Georgia Perimeter College, Science, United States

Harris et al. [1] report the occurrence of shocked quartz grains at the base of the Twiggs Clay Member of the upper Eocene Dry Branch Formation in east-central Georgia. They conclude that the grains are ejecta from the ca. 35.5 Ma Chesapeake Bay impact and that the horizon represents the likely stratum from which the Georgia tektites (georgiaites) have been reworked. During subsequent investigations [2, 3], we have identified the first in situ specimens of impact glass in the ejecta layer. They are clear to yellowish-brown vesicular tektite fragments 0.3 to 1.2 mm long. Although their major element compositions (wt%: SiO (sub 2) =63.8, Al (sub 2) O (sub 3) =15.4, TiO (sub 2) =1.1, FeO=4.6, MgO=2.0, CaO=4.4 Na (sub 2) O=5.7, K (sub 2) O=2.9) are similar to low-silica microtektites from both the southern Caribbean and DSDP Site 612 (New Jersey slope), refractory element ratios suggest that they melted from the same target materials as other relatively proximal glasses (i.e., DSDP Site 612 and georgiaites).
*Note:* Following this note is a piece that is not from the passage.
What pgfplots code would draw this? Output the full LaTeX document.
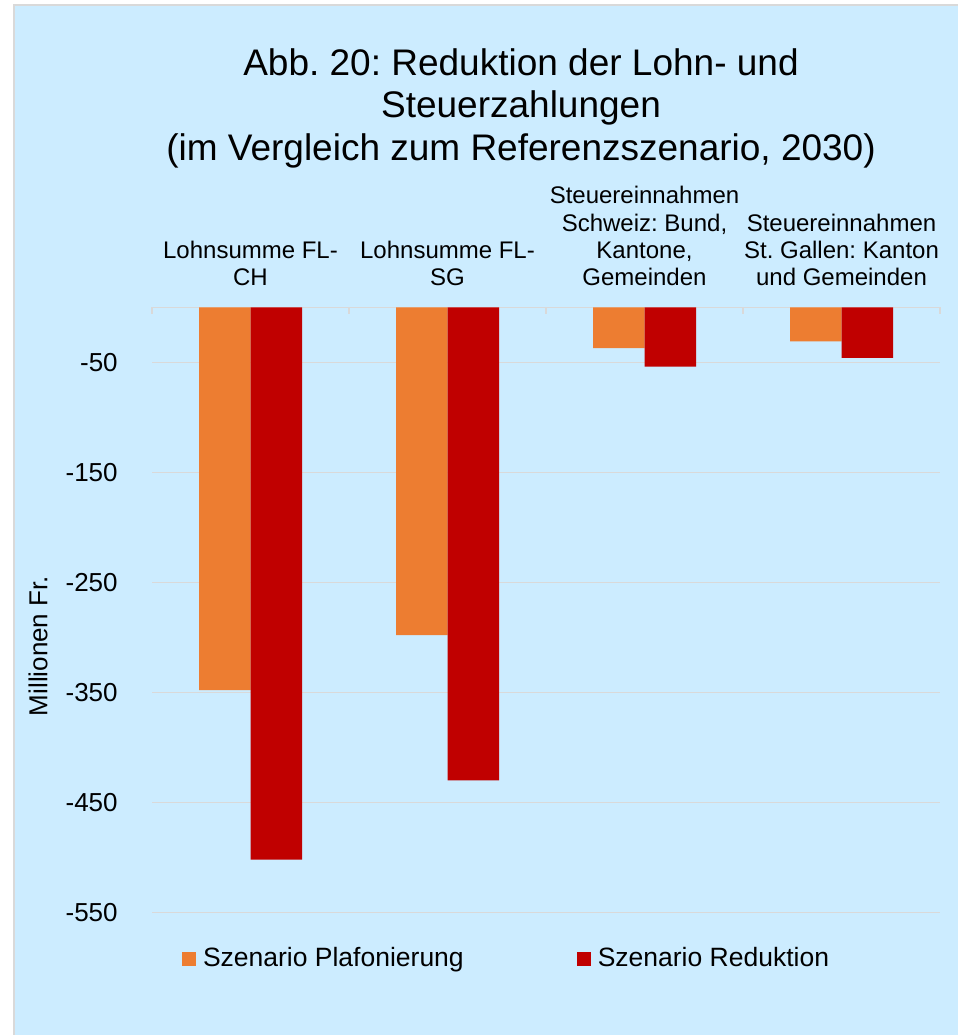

Plotting [ln(MgO/SiO (sub 2) )]/TiO (sub 2) vs. [ln(SiO (sub 2) /Al (sub 2) O (sub 3) )]/TiO (sub 2) distinguishes that group from more distal (northern Gulf of Mexico) and most distal (bediasites and Barbados) glasses in the North American strewn field. The differences probably reflect the vertical variability in sedimentary cover sequences near ground zero. The identification and correlation of the Chesapeake Bay ejecta horizon in the Southeastern US provides a convenient benchmark for stratigraphic studies in addition to providing important clues to impact processes--shock metamorphism, melt production and distribution, and regional environmental effects--in a major marine impact. We are investigating possible glasses and shock-deformed minerals in upper Eocene strata from Alabama to North Carolina that may record the Chesapeake Bay event and/or other impacts associated with a protracted comet [4] or asteroid [5] shower during the late Eocene. [1] Harris, R. S. et al. (2004) Geology, 32, 717-720; [2] Harris, R. S. et al. (2007). The Late Eocene Earth: Hothouse, Icehouse, and Impacts--Abstracts with Program and Field Trip Guide (GSA Penrose Conference), 32-33; [3] Harris, R. S. et al. (2009) Lunar Planet. Sci. Conf., XL, #2502; [4] Farley, K. A. et al. (1998) Science, 280, 1250-1253; [5] Tagle, R. and Claeys, P. (2004) Science, 305, 492.